In the month of February, the FCC voted 3-2 for a proposal that would force the cable TV providers and companies to offer video and programming information to manufacturers of third party set top boxes and applications. Under the plan, manufacturers of other software and devices could make their own software and interfaces, making use of which, the cable TV users could watch their favorite programs.
Many of the cable TV companies, including Comcast, claimed that the original proposal from FCC is very difficult to comply with and asked to have control over the user interface. Cable TV industry put forward an alternative plan, in which the TV providers can make their own apps for the third party devices.
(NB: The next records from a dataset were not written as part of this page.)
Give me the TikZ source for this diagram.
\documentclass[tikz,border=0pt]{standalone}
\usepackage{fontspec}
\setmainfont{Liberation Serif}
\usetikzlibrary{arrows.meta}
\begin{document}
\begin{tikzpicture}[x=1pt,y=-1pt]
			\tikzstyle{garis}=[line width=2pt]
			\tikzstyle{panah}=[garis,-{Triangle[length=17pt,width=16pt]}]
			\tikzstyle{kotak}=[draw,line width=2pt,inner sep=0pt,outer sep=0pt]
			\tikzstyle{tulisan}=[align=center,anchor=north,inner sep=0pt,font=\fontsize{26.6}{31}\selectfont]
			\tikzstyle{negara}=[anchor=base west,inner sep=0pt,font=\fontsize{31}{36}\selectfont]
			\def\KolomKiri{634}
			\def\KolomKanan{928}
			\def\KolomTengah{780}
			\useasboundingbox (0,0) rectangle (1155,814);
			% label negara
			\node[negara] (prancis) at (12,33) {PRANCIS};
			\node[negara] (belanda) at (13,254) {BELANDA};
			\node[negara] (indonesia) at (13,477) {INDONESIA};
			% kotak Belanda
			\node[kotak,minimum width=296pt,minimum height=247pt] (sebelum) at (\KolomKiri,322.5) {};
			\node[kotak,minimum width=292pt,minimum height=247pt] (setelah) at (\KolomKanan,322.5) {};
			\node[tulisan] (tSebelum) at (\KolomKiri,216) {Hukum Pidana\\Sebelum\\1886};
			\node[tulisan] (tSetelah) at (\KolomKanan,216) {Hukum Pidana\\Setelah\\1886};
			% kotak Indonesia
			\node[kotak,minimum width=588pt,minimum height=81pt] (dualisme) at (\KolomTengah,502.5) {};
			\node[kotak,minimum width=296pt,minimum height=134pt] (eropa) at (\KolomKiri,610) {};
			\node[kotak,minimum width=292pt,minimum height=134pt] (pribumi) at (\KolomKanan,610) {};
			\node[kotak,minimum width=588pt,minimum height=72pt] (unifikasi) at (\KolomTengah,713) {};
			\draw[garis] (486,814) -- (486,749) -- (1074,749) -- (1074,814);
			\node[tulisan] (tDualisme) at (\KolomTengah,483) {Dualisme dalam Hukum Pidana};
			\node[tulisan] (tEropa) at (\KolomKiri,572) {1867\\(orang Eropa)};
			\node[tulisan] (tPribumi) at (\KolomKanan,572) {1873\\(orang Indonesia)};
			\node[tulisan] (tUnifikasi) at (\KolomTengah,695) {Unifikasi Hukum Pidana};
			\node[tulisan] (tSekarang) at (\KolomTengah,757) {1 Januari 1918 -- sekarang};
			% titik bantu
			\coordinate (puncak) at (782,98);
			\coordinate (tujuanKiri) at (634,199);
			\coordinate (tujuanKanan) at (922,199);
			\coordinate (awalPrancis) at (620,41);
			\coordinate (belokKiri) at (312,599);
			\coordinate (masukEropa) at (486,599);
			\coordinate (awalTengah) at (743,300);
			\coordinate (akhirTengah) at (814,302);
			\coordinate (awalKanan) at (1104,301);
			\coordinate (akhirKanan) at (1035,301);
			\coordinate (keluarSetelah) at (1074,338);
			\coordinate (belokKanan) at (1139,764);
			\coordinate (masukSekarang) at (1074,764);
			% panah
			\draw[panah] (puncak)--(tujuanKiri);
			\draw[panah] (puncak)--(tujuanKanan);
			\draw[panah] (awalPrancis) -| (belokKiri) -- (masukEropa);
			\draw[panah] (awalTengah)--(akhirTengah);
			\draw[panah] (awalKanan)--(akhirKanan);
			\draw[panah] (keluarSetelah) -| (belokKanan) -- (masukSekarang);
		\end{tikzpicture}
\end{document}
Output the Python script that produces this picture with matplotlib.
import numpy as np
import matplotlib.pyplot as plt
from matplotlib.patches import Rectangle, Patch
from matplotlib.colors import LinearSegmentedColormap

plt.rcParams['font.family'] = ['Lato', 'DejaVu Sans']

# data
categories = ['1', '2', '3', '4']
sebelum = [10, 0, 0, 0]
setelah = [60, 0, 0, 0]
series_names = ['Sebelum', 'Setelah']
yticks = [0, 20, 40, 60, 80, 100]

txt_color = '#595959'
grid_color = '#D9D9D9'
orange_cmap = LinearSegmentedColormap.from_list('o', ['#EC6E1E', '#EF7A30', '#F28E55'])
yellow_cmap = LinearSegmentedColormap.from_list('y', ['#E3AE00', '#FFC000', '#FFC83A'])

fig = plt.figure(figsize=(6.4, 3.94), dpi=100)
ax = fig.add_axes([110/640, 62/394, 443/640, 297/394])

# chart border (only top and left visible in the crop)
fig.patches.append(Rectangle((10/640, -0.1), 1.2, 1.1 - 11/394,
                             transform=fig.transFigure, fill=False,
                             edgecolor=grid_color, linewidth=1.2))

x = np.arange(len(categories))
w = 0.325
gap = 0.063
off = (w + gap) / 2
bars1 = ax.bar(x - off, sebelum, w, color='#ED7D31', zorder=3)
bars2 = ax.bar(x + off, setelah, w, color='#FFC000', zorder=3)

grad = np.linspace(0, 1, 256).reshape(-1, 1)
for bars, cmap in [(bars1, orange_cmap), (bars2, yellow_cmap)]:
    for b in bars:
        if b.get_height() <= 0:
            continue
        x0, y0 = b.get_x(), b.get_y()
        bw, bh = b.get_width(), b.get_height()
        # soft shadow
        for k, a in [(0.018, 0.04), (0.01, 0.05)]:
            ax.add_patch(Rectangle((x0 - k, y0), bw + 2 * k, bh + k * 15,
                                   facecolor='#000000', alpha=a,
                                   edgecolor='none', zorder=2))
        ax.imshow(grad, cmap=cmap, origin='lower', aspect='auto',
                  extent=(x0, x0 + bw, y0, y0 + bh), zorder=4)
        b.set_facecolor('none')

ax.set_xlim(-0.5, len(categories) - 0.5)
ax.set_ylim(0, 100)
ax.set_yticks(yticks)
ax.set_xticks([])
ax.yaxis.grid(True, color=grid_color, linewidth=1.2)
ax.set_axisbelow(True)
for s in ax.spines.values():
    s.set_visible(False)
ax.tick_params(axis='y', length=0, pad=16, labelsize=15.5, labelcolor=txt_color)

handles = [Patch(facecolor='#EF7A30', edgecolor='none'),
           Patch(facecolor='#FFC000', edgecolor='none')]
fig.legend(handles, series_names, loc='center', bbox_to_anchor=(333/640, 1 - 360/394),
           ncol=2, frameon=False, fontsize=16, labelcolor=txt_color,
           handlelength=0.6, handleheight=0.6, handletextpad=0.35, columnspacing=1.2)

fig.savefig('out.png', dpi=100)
After months of discussions and negotiations, the Democratic majority of FCC has accepted the concept of the industry proposal, but they accepted it with some key changes that the cable industry does not approve of. Cable TV providers have urged FCC to accept the industry proposal without making any changes and they continued to oppose in meetings with officials of FCC.
Changes To Industry App Plans
The industry proposal from cable TV providers requires cable company apps to have linear and on demand content. This means that the users will not have the ability to record until they get a set top box. However, the FCC needs cable companies to offer recording functionality in their apps.
Secondly, cable TV providers insisted in making their applications using HTML5 only. The FCC will need to the pay TV operators to make use of whatever technology to reach the devices that are used by the consumers. Cable companies can use HTML5, but if a platform needs some other standards, they will need to provide it.
This does not mean that the pay TV operators need to make apps for every set top box, but the FCC will need apps for all widely deployed platforms. “Pay-TV providers must provide their apps to widely deployed platforms, such as Roku, Apple iOS, Windows and Android,” an FCC fact sheet said. “Doing so will spur competition in the marketplace to develop new competitive products like next-generation streaming devices, smart TVs and tablets.”
It seems that viewers will need to wait until cable TV providers and FCC reach a solution to the problem.